The Top-Rated Forklift Brands
Following is a baker's dozen of top-rated forklift brands. These 13 manufacturers are industry favorites, earning high marks for quality and support.
Best Forklift Brand
- Caterpillar is a name that is synonymous with heavy equipment. The manufacturer built its reputation by designing and producing an extensive variety of reliable machines. Their forklifts range from 2,500-pound to 100,000-pound models in both fuel- and electric-powered options.
- CLARK manufacturers a full line of materials handling equipment, including electric forklifts, heavy-duty lift trucks, and pallet lifts. Even after over 100 years in the industry, they're still a leader in innovation.
- Crown Equipment Corporation entered the field in 1956 and has designed, manufactured, and distributed forklifts and other materials handlers ever since. The company not only manufactures its forklifts, it builds 85 percent of the units' components, including drive units and motors.
- Yale manufactures and distributes its forklifts globally. The company is known as a one-stop shop for all things forklift since, in addition to manufacturing and distributing lifts, the company also offers parts and servicing.
- Toyota has been in the industry for over five decades, distributing and manufacturing forklifts from its Indiana headquarters.
- Raymond has nearly a century in the industry, designing and building forklifts for warehouses and distribution centers. The company is famous for its knowledgeable, dedicated sales and support teams.
- Big Joe has set the standard for electric forklifts since the 1950s. The company built its name by creating rugged, operator-friendly pallet trucks, order pickers, and walkie stackers.
- Hyster has manufactured and distributed forklifts for industries around the world since the 1920s.
- Komatsu has nearly a century of experience in manufacturing and distributing a wide variety of heavy equipment, including machines for construction, mining, and materials handling.
- Nissan Forklift has produced high-performance, high-quality materials handling equipment for over 50 years.
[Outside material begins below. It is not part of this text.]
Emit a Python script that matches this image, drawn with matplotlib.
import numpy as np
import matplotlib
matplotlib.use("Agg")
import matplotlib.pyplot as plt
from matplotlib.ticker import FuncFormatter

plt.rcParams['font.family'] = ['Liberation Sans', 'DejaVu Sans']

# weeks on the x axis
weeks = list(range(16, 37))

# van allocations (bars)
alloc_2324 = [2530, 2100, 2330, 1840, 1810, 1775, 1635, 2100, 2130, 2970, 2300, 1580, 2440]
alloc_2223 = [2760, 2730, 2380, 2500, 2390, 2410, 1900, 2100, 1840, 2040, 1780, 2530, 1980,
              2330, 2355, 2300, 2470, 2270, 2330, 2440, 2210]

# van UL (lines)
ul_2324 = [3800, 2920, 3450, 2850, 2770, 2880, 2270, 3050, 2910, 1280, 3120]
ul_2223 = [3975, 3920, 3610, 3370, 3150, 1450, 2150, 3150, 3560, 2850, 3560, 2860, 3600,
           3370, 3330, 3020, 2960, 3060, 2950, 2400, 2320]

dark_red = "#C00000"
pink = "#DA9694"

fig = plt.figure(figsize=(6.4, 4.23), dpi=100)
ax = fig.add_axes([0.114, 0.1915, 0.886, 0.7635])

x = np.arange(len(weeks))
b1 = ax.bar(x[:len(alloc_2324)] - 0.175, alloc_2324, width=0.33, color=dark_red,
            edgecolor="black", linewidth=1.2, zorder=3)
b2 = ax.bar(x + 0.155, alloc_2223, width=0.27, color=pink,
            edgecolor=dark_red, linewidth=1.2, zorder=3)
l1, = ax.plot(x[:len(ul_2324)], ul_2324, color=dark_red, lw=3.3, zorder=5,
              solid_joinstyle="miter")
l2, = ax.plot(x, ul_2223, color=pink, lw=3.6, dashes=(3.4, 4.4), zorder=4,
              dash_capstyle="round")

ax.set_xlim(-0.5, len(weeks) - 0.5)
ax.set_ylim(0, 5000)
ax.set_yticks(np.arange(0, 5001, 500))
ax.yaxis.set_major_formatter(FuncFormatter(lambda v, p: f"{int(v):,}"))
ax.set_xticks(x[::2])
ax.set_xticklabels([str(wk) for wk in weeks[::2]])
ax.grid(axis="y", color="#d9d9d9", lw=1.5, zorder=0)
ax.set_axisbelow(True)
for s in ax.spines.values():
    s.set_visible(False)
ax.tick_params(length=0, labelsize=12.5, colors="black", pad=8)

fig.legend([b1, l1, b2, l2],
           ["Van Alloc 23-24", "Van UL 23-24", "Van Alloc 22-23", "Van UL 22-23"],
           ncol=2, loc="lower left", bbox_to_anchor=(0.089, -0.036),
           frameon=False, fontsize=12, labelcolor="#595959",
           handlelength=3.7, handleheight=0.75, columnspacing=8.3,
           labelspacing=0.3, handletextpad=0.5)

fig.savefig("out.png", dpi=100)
Their product line includes both fuel- and electric-powered forklifts, order selectors, pallet stackers and trucks, and reach trucks.
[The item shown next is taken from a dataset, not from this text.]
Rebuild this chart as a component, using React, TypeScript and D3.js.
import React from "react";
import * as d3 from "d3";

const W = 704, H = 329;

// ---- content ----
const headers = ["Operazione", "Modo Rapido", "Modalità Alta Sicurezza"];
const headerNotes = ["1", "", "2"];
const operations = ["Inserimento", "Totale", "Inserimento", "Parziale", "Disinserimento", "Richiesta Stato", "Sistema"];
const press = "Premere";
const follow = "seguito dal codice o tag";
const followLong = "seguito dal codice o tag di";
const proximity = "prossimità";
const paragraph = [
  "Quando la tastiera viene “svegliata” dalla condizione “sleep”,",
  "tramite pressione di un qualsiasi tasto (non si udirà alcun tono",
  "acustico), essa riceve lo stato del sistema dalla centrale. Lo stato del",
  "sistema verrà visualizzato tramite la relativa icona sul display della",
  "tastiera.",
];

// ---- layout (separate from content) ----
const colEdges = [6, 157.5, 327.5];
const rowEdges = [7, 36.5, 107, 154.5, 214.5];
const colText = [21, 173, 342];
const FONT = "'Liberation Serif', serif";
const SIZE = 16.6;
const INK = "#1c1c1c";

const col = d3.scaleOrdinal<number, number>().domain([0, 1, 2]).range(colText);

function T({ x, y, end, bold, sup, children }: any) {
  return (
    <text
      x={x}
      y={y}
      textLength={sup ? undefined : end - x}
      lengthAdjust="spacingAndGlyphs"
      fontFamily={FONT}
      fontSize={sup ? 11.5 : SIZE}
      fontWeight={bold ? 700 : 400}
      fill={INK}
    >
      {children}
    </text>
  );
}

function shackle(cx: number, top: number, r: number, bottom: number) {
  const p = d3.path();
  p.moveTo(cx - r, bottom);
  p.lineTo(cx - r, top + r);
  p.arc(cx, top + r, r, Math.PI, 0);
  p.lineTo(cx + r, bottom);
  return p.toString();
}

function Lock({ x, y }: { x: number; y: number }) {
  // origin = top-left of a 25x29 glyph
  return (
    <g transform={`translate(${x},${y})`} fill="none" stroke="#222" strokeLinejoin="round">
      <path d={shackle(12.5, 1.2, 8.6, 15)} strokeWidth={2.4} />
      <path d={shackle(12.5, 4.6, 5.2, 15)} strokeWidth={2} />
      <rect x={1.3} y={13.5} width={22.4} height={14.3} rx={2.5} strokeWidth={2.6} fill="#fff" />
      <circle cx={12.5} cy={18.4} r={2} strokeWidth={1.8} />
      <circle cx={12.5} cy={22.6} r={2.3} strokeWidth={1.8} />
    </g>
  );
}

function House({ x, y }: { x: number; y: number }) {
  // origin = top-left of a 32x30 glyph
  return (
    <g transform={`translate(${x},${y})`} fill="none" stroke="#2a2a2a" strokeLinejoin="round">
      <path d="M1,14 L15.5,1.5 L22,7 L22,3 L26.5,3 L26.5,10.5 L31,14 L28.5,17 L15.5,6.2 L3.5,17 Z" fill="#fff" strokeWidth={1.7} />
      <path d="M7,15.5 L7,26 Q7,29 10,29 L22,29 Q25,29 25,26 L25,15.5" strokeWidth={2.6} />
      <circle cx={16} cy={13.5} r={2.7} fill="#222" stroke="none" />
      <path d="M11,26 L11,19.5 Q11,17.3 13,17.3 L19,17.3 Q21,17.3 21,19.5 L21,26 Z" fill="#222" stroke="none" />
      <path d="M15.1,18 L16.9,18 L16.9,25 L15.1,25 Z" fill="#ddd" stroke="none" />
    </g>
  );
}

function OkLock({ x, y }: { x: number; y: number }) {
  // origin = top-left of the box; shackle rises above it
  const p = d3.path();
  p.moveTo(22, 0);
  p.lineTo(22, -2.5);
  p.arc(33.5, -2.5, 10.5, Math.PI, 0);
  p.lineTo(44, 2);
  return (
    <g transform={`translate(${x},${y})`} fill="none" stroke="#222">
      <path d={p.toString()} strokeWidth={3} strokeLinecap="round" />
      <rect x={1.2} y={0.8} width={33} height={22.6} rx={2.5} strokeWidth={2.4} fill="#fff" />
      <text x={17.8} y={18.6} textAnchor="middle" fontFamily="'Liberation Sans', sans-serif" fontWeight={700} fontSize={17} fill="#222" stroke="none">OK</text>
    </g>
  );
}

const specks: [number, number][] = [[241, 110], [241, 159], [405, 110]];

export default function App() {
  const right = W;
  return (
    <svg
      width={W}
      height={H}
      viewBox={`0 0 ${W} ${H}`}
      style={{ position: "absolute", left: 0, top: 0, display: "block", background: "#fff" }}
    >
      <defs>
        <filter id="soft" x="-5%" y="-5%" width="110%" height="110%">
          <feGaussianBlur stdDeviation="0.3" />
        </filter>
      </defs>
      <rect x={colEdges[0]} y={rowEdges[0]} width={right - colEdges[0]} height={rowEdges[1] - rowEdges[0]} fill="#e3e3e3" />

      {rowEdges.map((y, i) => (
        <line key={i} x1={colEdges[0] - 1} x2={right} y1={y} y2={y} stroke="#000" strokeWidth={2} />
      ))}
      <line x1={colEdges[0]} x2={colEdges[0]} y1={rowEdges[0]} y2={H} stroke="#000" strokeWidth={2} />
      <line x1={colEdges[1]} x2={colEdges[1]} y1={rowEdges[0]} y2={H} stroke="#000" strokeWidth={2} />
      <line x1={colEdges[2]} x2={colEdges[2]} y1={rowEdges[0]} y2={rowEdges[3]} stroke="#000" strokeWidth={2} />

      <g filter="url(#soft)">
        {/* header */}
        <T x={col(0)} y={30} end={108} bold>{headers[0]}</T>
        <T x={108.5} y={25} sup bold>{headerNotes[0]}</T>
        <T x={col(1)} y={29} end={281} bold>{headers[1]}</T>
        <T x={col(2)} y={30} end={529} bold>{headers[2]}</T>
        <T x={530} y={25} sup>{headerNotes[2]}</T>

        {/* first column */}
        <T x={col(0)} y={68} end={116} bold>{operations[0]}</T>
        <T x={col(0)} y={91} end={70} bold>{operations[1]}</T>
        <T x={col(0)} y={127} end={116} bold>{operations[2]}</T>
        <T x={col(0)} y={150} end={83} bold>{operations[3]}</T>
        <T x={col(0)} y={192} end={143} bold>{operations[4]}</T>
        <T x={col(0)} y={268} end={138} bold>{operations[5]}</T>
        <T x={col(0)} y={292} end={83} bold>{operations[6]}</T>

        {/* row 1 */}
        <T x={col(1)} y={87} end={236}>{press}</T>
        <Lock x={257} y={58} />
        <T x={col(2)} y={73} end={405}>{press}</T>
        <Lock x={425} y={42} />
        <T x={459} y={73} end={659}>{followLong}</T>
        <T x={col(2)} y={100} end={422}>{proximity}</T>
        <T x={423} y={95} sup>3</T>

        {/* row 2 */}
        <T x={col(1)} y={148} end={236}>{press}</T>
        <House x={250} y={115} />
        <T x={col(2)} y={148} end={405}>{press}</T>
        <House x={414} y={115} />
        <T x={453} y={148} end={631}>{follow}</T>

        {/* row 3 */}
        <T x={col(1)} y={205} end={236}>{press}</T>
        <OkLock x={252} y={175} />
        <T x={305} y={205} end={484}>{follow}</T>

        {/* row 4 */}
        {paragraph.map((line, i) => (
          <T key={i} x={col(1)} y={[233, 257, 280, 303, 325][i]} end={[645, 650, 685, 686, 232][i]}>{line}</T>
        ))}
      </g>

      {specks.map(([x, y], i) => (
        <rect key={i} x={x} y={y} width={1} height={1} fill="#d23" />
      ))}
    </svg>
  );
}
- Linde Material Handling has headquarters in Germany but distributes its extensive catalog of forklifts and other materials handling equipment throughout the world.
- Mitsubishi is one of the most respected names in forklift and heavy equipment manufacturing. The company is famous for producing reliable products at an affordable price.
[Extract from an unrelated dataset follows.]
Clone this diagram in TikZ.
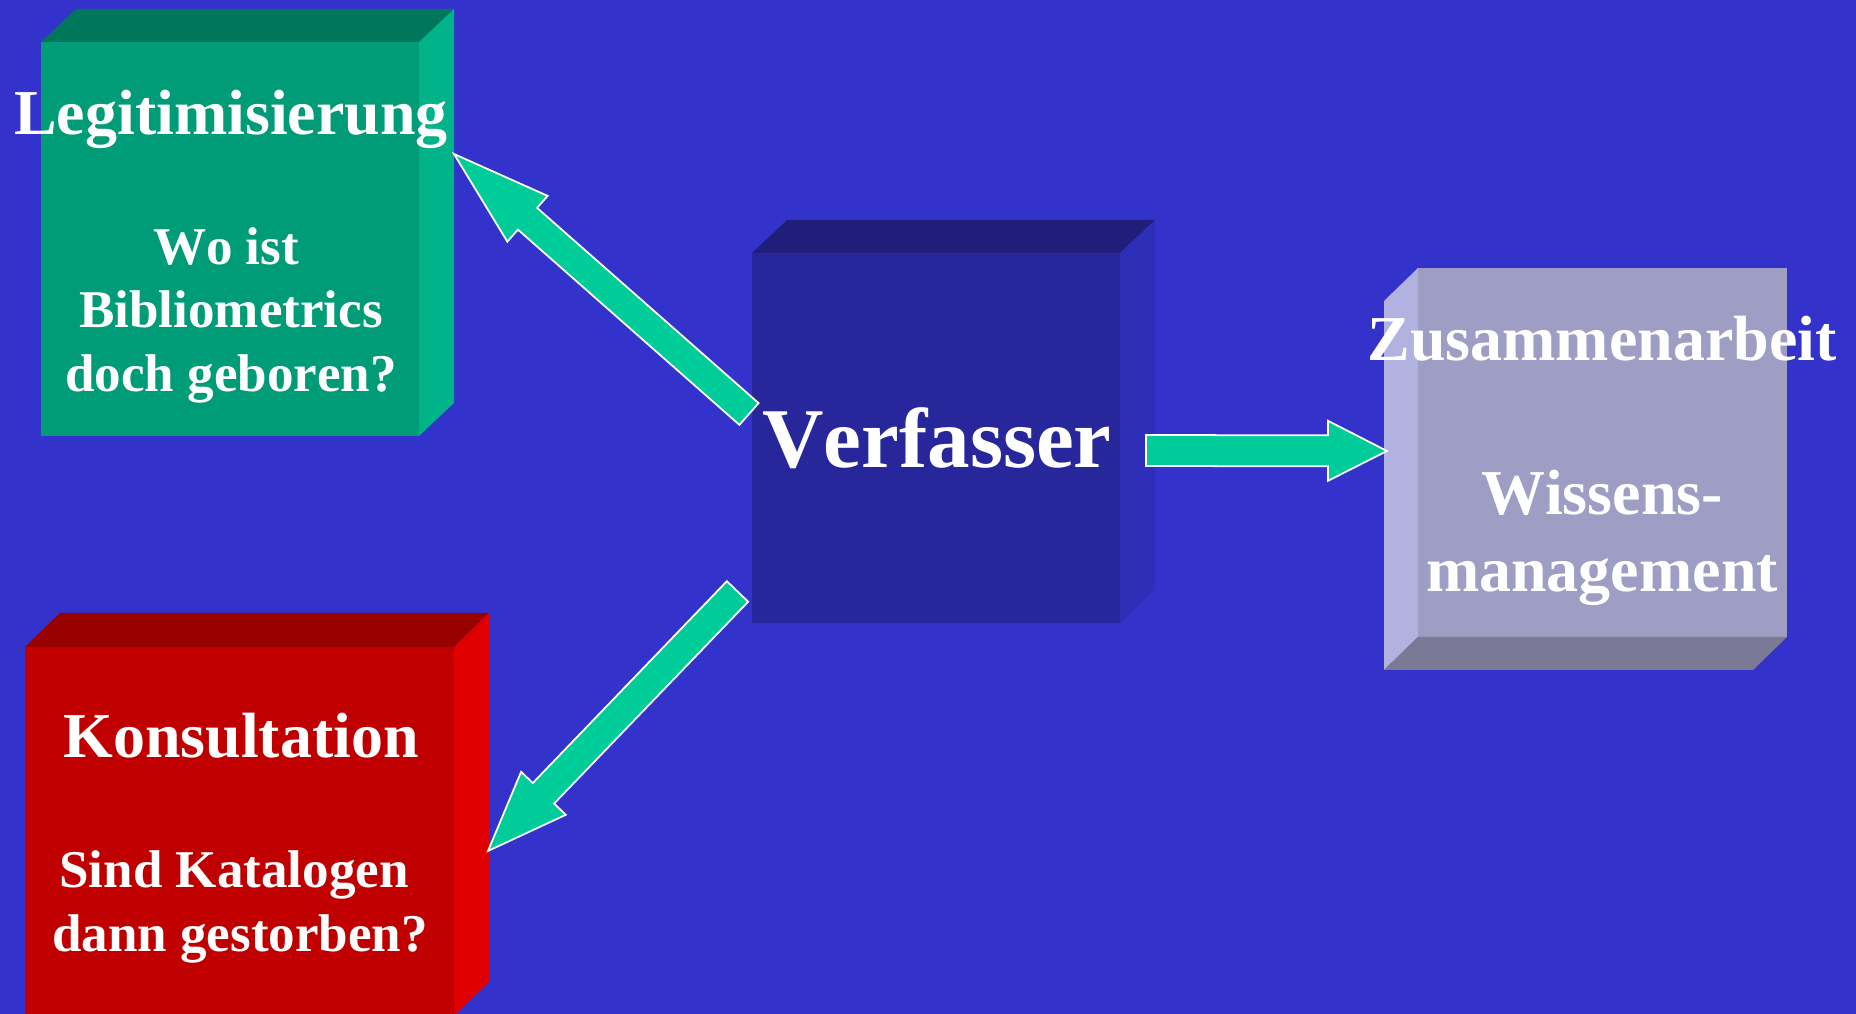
\documentclass[tikz,border=0pt]{standalone}
\usepackage{fontspec}
\setmainfont[Kerning=Off]{Liberation Serif}
\usetikzlibrary{calc}

\definecolor{bgblue}{RGB}{51,51,204}
\definecolor{arrowgreen}{RGB}{0,204,153}
\definecolor{legitfront}{RGB}{0,155,119}
\definecolor{legittop}{RGB}{0,119,90}
\definecolor{legitside}{RGB}{0,179,136}
\definecolor{verffront}{RGB}{39,39,155}
\definecolor{verftop}{RGB}{31,31,122}
\definecolor{verfside}{RGB}{46,46,184}
\definecolor{konsfront}{RGB}{192,0,0}
\definecolor{konstop}{RGB}{153,0,0}
\definecolor{konsside}{RGB}{224,0,0}
\definecolor{zusfront}{RGB}{158,158,196}
\definecolor{zusside}{RGB}{178,178,224}
\definecolor{zusbottom}{RGB}{122,122,150}

% block arrow: tail, tip, half shaft, half head, head length
\newcommand{\blockarrow}[5]{%
  \coordinate (#2-base) at ($(#2)!#5!(#1)$);
  \filldraw[blockarr] ($(#1)!#3!90:(#2)$) -- ($(#2-base)!#3!90:(#2)$)
    -- ($(#2-base)!#4!90:(#2)$) -- (#2) -- ($(#2-base)!#4!-90:(#2)$)
    -- ($(#2-base)!#3!-90:(#2)$) -- ($(#1)!#3!-90:(#2)$) -- cycle;}

\begin{document}
\begin{tikzpicture}
    \tikzstyle{face}=[rectangle, inner sep=0pt, outer sep=0pt]
    \tikzstyle{title}=[text=white, anchor=base, font=\bfseries\fontsize{18.2}{22}\selectfont]
    \tikzstyle{sub}=[text=white, anchor=base, font=\bfseries\fontsize{15.1}{18}\selectfont]
    \tikzstyle{blockarr}=[fill=arrowgreen, draw=white, line width=0.5pt, line join=miter]
    \useasboundingbox (0,0) rectangle (18.56,10.14);
    \fill[bgblue] (0,0) rectangle (18.56,10.14);
    % boxes
    \node[face, fill=legitfront, minimum width=3.78cm, minimum height=3.94cm] (legit) at (2.30,7.75) {};
    \fill[legittop] (legit.north west) -- (legit.north east) -- ++(0.35,0.33) -- ($(legit.north west)+(0.35,0.33)$) -- cycle;
    \fill[legitside] (legit.north east) -- (legit.south east) -- ++(0.35,0.33) -- ($(legit.north east)+(0.35,0.33)$) -- cycle;
    \node[face, fill=verffront, minimum width=3.68cm, minimum height=3.70cm] (verf) at (9.36,5.76) {};
    \fill[verftop] (verf.north west) -- (verf.north east) -- ++(0.35,0.33) -- ($(verf.north west)+(0.35,0.33)$) -- cycle;
    \fill[verfside] (verf.north east) -- (verf.south east) -- ++(0.35,0.33) -- ($(verf.north east)+(0.35,0.33)$) -- cycle;
    \node[face, fill=zusfront, minimum width=3.69cm, minimum height=3.69cm] (zus) at (16.025,5.615) {};
    \fill[zusside] (zus.north west) -- (zus.south west) -- ++(-0.34,-0.33) -- ($(zus.north west)+(-0.34,-0.33)$) -- cycle;
    \fill[zusbottom] (zus.south west) -- (zus.south east) -- ++(-0.34,-0.33) -- ($(zus.south west)+(-0.34,-0.33)$) -- cycle;
    \node[face, fill=konsfront, minimum width=4.29cm, minimum height=3.69cm] (kons) at (2.395,1.825) {};
    \fill[konstop] (kons.north west) -- (kons.north east) -- ++(0.35,0.34) -- ($(kons.north west)+(0.35,0.34)$) -- cycle;
    \fill[konsside] (kons.north east) -- (kons.south east) -- ++(0.35,0.34) -- ($(kons.north east)+(0.35,0.34)$) -- cycle;
    % arrows
    \coordinate (legit-tail) at ($(verf.west)+(-0.03,0.24)$);
    \coordinate (legit-tip) at ($(legit.north east)+(0.35,-1.12)$);
    \blockarrow{legit-tail}{legit-tip}{0.145cm}{0.305cm}{0.98cm}
    \coordinate (kons-tail) at ($(verf.south west)+(-0.145,0.315)$);
    \coordinate (kons-tip) at ($(kons.north east)+(0.34,-2.04)$);
    \blockarrow{kons-tail}{kons-tip}{0.148cm}{0.31cm}{0.80cm}
    \coordinate (zus-tail) at ($(verf.east)+(0.26,-0.125)$);
    \coordinate (zus-tip) at ($(zus.west)+(-0.31,0.015)$);
    \blockarrow{zus-tail}{zus-tip}{0.155cm}{0.30cm}{0.59cm}
    % texts
    \node[title] (legit-title) at (2.31,8.79) {Legitimisierung};
    \node[sub] (legit-q1) at (2.26,7.49) {Wo ist};
    \node[sub] (legit-q2) at (2.31,6.86) {Bibliometrics};
    \node[sub] (legit-q3) at (2.31,6.22) {doch geboren?};
    \node[text=white, anchor=base, font=\bfseries\fontsize{24.2}{29}\selectfont] (verf-title) at (9.37,5.46) {Verfasser};
    \node[title] (zus-title) at (16.02,6.53) {Zusammenarbeit};
    \node[title] (zus-l1) at (16.02,4.99) {Wissens-};
    \node[title] (zus-l2) at (16.02,4.22) {management};
    \node[title] (kons-title) at (2.41,2.56) {Konsultation};
    \node[sub] (kons-q1) at (2.34,1.26) {Sind Katalogen};
    \node[sub] (kons-q2) at (2.40,0.62) {dann gestorben?};
\end{tikzpicture}
\end{document}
- Jungheinrich produces a broad range of forklifts with load capacities between 2,000 and 19,800 pounds. The German manufacturer distributes its energy-efficient, technologically advanced machines through its American partner, Mitsubishi Caterpillar Forklift America Inc.
Types of Forklifts
Although they all perform the same basic function - moving items from one location to another - there are numerous types of forklifts.
The type you most likely picture when you hear the word forklift is called a counterbalance forklift. They come in three classes. All lifts with an electric motor are in Class I while those will an internal combustion engine are split into two separate categories based on tire type. Those with cushion tires are in Class IV and models with pneumatic tires are Class V.
Other forklift types include:
- Hand pallet trucks: These simple units feature manual operation via pneumatic pump (although some offer a power lift). Most are categorized as Class III.
- Reach trucks: The main goal of these lifts is reaching high spaces, not lifting or carrying heavy loads. These units may be categorized as Class I, II, or IV.
- Rough terrain forklifts: As the name implies, these are designed for work on uneven ground thanks to larger tires. They're ideal on construction and agricultural sites and are categorized as Class VII.
- Turret trucks: Also known as very narrow aisle (VNA) trucks, these feature a mast that rotates 180 degrees to allow the operator to access both sides of an aisle without turning the vehicle. Most turret trucks are categorized as Class II.